Consider integrating a simple question into every financial planning conversation:
“If your income stopped tomorrow, how long could you sustain your lifestyle — and what would your plan look like then?”
It’s a powerful prompt that reframes the conversation around risk and opens the door to meaningful protection.
Making It Part of Your Process
To ensure you’re covering this essential area:
Review existing coverage: Many clients believe they’re covered through employer plans, but those often replace only a portion of income and may not be portable.
Educate clients: Help them understand the real risks, how policies work, and what to look for (e.g., own-occupation definitions, elimination periods, benefit duration).
Incorporate it into holistic planning: Disability insurance should be discussed alongside life, health, and long-term care coverage as part of a broader risk management strategy.
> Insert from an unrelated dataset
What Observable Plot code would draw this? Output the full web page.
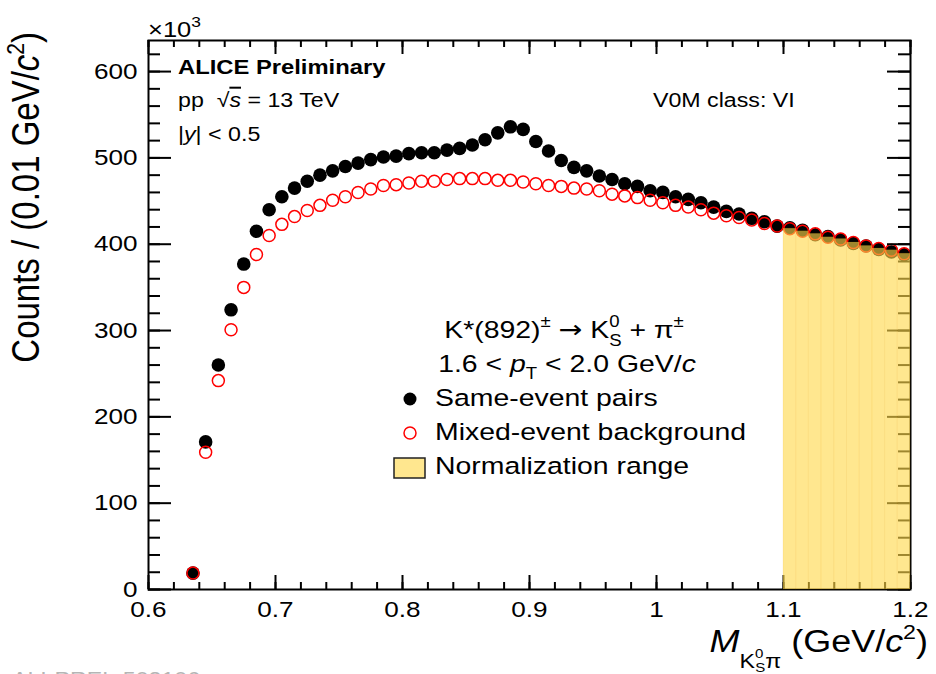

Conclusion: Do the Right Thing for Your Clients
As a financial advisor, your credibility rests on your ability to anticipate and plan for the unexpected. If you’re not talking to clients about disability insurance, you’re leaving a major vulnerability unaddressed — one that could derail years of progress in an instant.
Disability insurance isn’t optional. It’s foundational. By integrating it into your practice, you’re not just offering better service — you’re delivering peace of mind, financial security, and a truly comprehensive plan.